Take a mid-sized university in the Northeast—we’ll call it “Ridgeway University.” They’d been dealing with chronic ticket backlogs, sporadic coverage during peak times, and escalating cybersecurity concerns. Faculty complaints started reaching the provost’s office, which is when leadership realized the issue was broader than just slow response times.

Their implementation strategy unfolded in phases. It started with mapping their environment, including device counts, user types, peak support hours, and historical incident patterns. This step alone uncovered a few surprises, like the fact that more than half their urgent issues arrived outside the traditional 9–5 window.

From there, they introduced a blended support model. Routine tickets went through a managed helpdesk staffed with technicians familiar with education workflows. More complex issues—like LMS failures or identity management problems—were escalated to internal specialists. Cybersecurity alerting was added shortly after, creating a tighter connection between helpdesk activity and threat monitoring.

Transitions like this rarely happen perfectly. Ridgeway had to refine its escalation matrix twice, and one academic department resisted the changes for weeks. But with steady communication and a few small process adjustments, the new model began to settle in.

The Results

After the first semester with the new helpdesk structure, executives reported noticeably smoother operations. Ticket backlogs declined sharply, particularly during exam weeks. Faculty began mentioning fewer disruptions in class. And internal IT leaders finally had breathing room to focus on infrastructure modernization and long‑term cybersecurity projects.

One subtle but important change was cultural. Helpdesk interactions became more predictable, and that reliability improved trust across departments. When people believe IT problems will be handled quickly, they’re more likely to report issues early—before they snowball.

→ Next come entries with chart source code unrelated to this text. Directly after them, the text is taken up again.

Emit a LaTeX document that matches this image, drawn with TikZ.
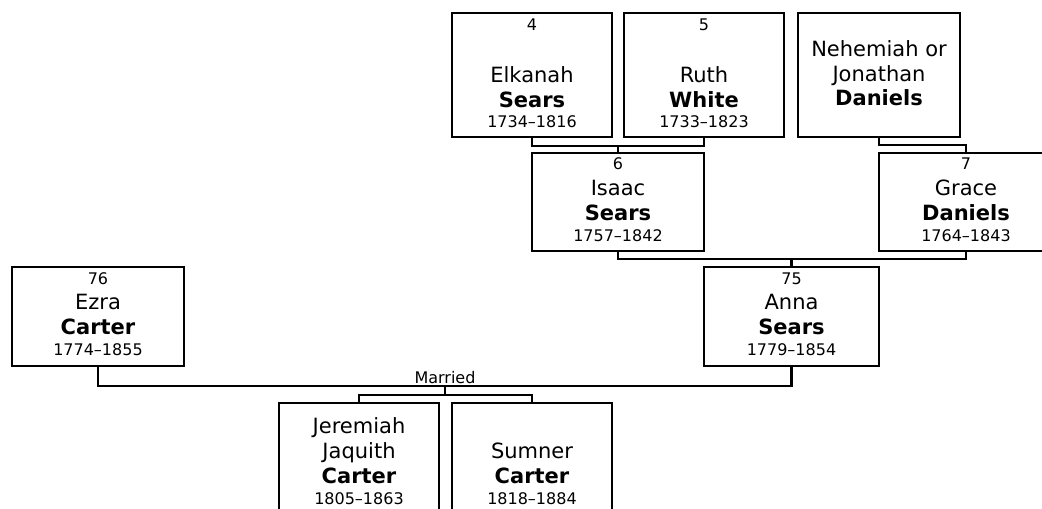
\documentclass[tikz,border=0pt]{standalone}
\usepackage{fontspec}
\setmainfont{DejaVu Sans}
\usetikzlibrary{fit}
\tikzset{
  person/.style={draw, line width=1.6pt, inner sep=0pt},
  nm/.style={anchor=base, inner sep=0pt, font=\fontsize{15.75}{18}\selectfont},
  sn/.style={anchor=base, inner sep=0pt, font=\fontsize{15.75}{18}\selectfont\bfseries},
  sm/.style={anchor=base, inner sep=0pt, font=\fontsize{12}{14}\selectfont},
  link/.style={line width=1.6pt},
}
\begin{document}
\begin{tikzpicture}[x=0.75pt,y=-0.75pt]
\useasboundingbox (0,0) rectangle (1042,508);
\fill[white] (0,0) rectangle (1042,508);

% boxes
\node[person, fit={(452,13)(612,137)}] (p4) {};
\node[person, fit={(624,13)(784,137)}] (p5) {};
\node[person, fit={(798,13)(960,137)}] (pN) {};
\node[person, fit={(532,153)(704,251)}] (p6) {};
\node[person, fit={(879,153)(1053,251)}] (p7) {};
\node[person, fit={(12,267)(184,366)}] (p76) {};
\node[person, fit={(704,267)(879,366)}] (p75) {};
\node[person, fit={(279,403)(439,530)}] (c1) {};
\node[person, fit={(452,403)(612,530)}] (c2) {};

% texts
\node[sm] (t4a) at (532,30) {4};
\node[nm] (t4b) at (532,82) {Elkanah};
\node[sn] (t4c) at (532,107) {Sears};
\node[sm] (t4d) at (532,127) {1734–1816};

\node[sm] (t5a) at (704,30) {5};
\node[nm] (t5b) at (704,82) {Ruth};
\node[sn] (t5c) at (704,107) {White};
\node[sm] (t5d) at (704,127) {1733–1823};

\node[nm] (tNa) at (879,56) {Nehemiah or};
\node[nm] (tNb) at (879,81) {Jonathan};
\node[sn] (tNc) at (879,105) {Daniels};

\node[sm] (t6a) at (618,169) {6};
\node[nm] (t6b) at (618,195) {Isaac};
\node[sn] (t6c) at (618,220) {Sears};
\node[sm] (t6d) at (618,241) {1757–1842};

\node[sm] (t7a) at (966,169) {7};
\node[nm] (t7b) at (966,195) {Grace};
\node[sn] (t7c) at (966,220) {Daniels};
\node[sm] (t7d) at (966,241) {1764–1843};

\node[sm] (t76a) at (98,284) {76};
\node[nm] (t76b) at (98,309) {Ezra};
\node[sn] (t76c) at (98,334) {Carter};
\node[sm] (t76d) at (98,355) {1774–1855};

\node[sm] (t75a) at (791.5,284) {75};
\node[nm] (t75b) at (791.5,309) {Anna};
\node[sn] (t75c) at (791.5,334) {Sears};
\node[sm] (t75d) at (791.5,355) {1779–1854};

\node[nm] (tc1a) at (359,433) {Jeremiah};
\node[nm] (tc1b) at (359,458) {Jaquith};
\node[sn] (tc1c) at (359,483) {Carter};
\node[sm] (tc1d) at (359,504) {1805–1863};

\node[nm] (tc2b) at (532,458) {Sumner};
\node[sn] (tc2c) at (532,483) {Carter};
\node[sm] (tc2d) at (532,504) {1818–1884};

% connectors
\coordinate (j45) at (618,146);
\coordinate (jN7) at (966,145);
\coordinate (j67) at (791.5,259);
\coordinate (mj) at (445,386);
\coordinate (cj) at (445,395);

\draw[link] (p4.south) |- (j45) -| (p5.south);
\draw[link] (j45) -- (p6.north);
\draw[link] (pN.south) |- (jN7) -- (p7.north);
\draw[link] (p6.south) |- (j67) -| (p7.south);
\draw[link] (j67) -- (p75.north);
\draw[link] (p76.south) |- (mj) -| (p75.south);
\draw[link] (mj) -- (cj);
\draw[link] (c1.north) |- (cj) -| (c2.north);
\node[sm] (mar) at (445,383) {Married};
\end{tikzpicture}
\end{document}
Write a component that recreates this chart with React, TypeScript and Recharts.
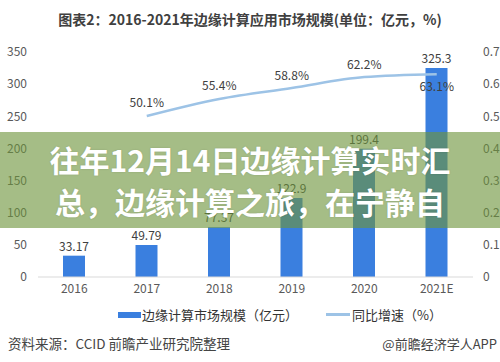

Cybersecurity posture improved as well. Faster escalation of suspicious activity led to quicker containment of potential threats. This wasn’t the result of a single technology change but rather the tighter, more coordinated process that emerged from the new service model.

The outcomes weren’t dramatic in a marketing‑brochure sort of way, but they were meaningful. Leadership felt more prepared. IT felt more supported. And students experienced fewer technology-related disruptions in their coursework.

Lessons Learned

A few insights tend to stand out after projects like Ridgeway’s.

  • Education technology now demands continuous, not occasional, support.
  • Co-managed models often strike the best balance between institutional knowledge and expanded capability.
  • Clear communication with faculty and staff is as important as the technology itself.
  • Cybersecurity must be embedded throughout the helpdesk workflow—not treated as a separate function.
  • And finally, implementation takes iteration; no helpdesk model is perfect on day one.

The broader takeaway? Education executives don’t need to rebuild their IT departments from scratch. But they do need helpdesk strategies that match the reality of today’s learning environments—fast-moving, digitally dependent, and increasingly targeted by cyber threats.

When done well, helpdesk services become more than operational support. They become an enabler for a more resilient, efficient, and student‑centered institution.